Step two would be to fight for safeguards that decoupling won’t be paired with state-sanctioned additional free-standing casinos. There is a sizable and vocal constituency in the state opposed to the expansion of gambling, especially casino gambling. Align with these people to argue that decoupling represents a contraction of gambling, since dog racing, jai alai and probably harness racing would disappear. Meanwhile, an influx of new casinos would turn Florida into Las Vegas South.

As long as no new casinos are allowed, decoupling actually could create a net gain for the thoroughbred industry. Card rooms and slots are already a fact of life in South Florida. But tourists who want to engage in pari-mutuel wagering would have only horses as an option.
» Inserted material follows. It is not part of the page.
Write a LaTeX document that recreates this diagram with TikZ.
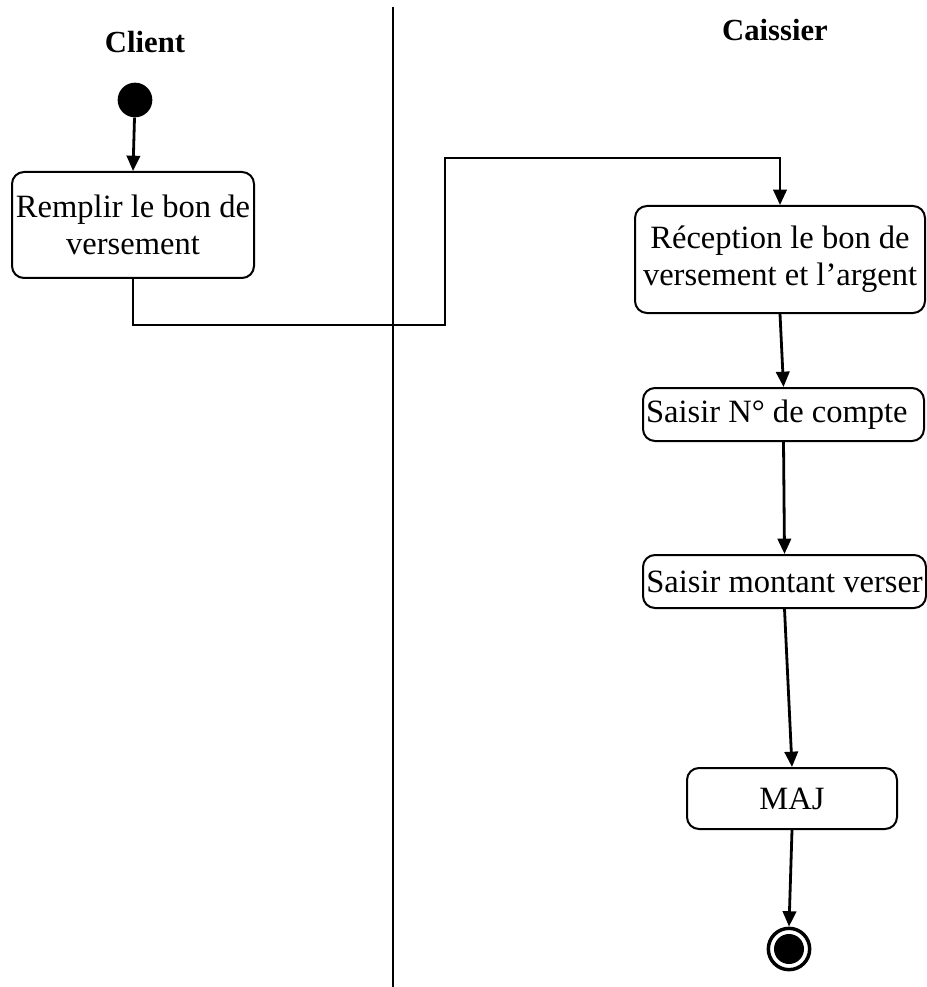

Fighting decoupling in its entirety is a losing battle. Working to have it tailored to benefit horse racing is a winning strategy.

Racing’s best go west

Day-to-day racing in Southern California has deteriorated to an alarming degree. Even with cutbacks to four days per week for a substantial part of the year and abbreviated eight-race weekday programs, cards are dominated by short fields of bottom-level claimers and state-bred career maidens. However, at the top of the game, Santa Anita will be where the action is early in 2016.

No fewer than six Eclipse winners are expected to be in action at Santa Anita. By contrast, there might not be any champions at the start of the Gulfstream season. However, off past performances, the daily racing cards will be the most interesting and challenging in the country.

The Great Race Place will live up to its name in almost every division. Presumptive juvenile champions Nyquist and Songbird will be prepping for the spring classics, as will Swipe, whose placing at the Breeders’ Cup Classic was the fourth straight time he was closest under the wire to Nyquist.

California’s older division has been especially forlorn the past few years. It doesn’t appear that will be the case this coming winter. Former Horse of the Year and 3-year-old champion California Chrome is back in the U.S. and training forwardly, as John Pricci noted earlier this week.

At some point, the 2014 Kentucky Derby and Preakness winner will probably renew his rivalry with former 2-year-old champion Shared Belief, who is on the road to recovery from the fractured hip he suffered at Charles Town last spring. He recently checked back into Jerry Hollendorfer’s Northern California barn. He should be back in serious training before the calendar turns. At his best, he was the nation’s best.

One of the ironies of 2015 was that American Pharoah was based in Bob Baffert’s Santa Anita barn but his only appearances on the track were for workouts and celebratory parades. He went from Oaklawn (twice) to Churchill Downs to Pimlico to Belmont to Monmouth to Saratoga and finally to Keeneland.

Two horses, who, in American Pharoah’s absence, dominated last winter’s 3-year-old stakes then ran 2-3 in the Kentucky Derby, Firing Line and Dortmund, could make things interesting for California Chrome and Shared Belief.

Late season developer Smooth Roller, who upset the Grade 1 Awesome Again for his third win in four starts, ought to be recovered from the minor injury that forced him to be scratched from the BC Classic.

Some will argue that the best horse in the country is a mare, Beholder. She’s the opposite of American Pharoah. She never leaves Southern California. With the 2016 Breeders’ Cup at Santa Anita, there is no reason for her to travel in the coming year, when she could capture a fourth Eclipse without ever winning a race east of Pasadena.

Maybe her connections will do the sporting thing and take a shot at the male heavyweights in the Big Cap.

The nation’s best sprinter, Runhappy, also will be in Southern California after being yanked from trainer Maria Borell’s barn the day after his scintillating performance in the BC Sprint and turned over to owner James “Mattress Mac” McIngvale’s sister-in-law.

Love the horse but the connections are a big root against.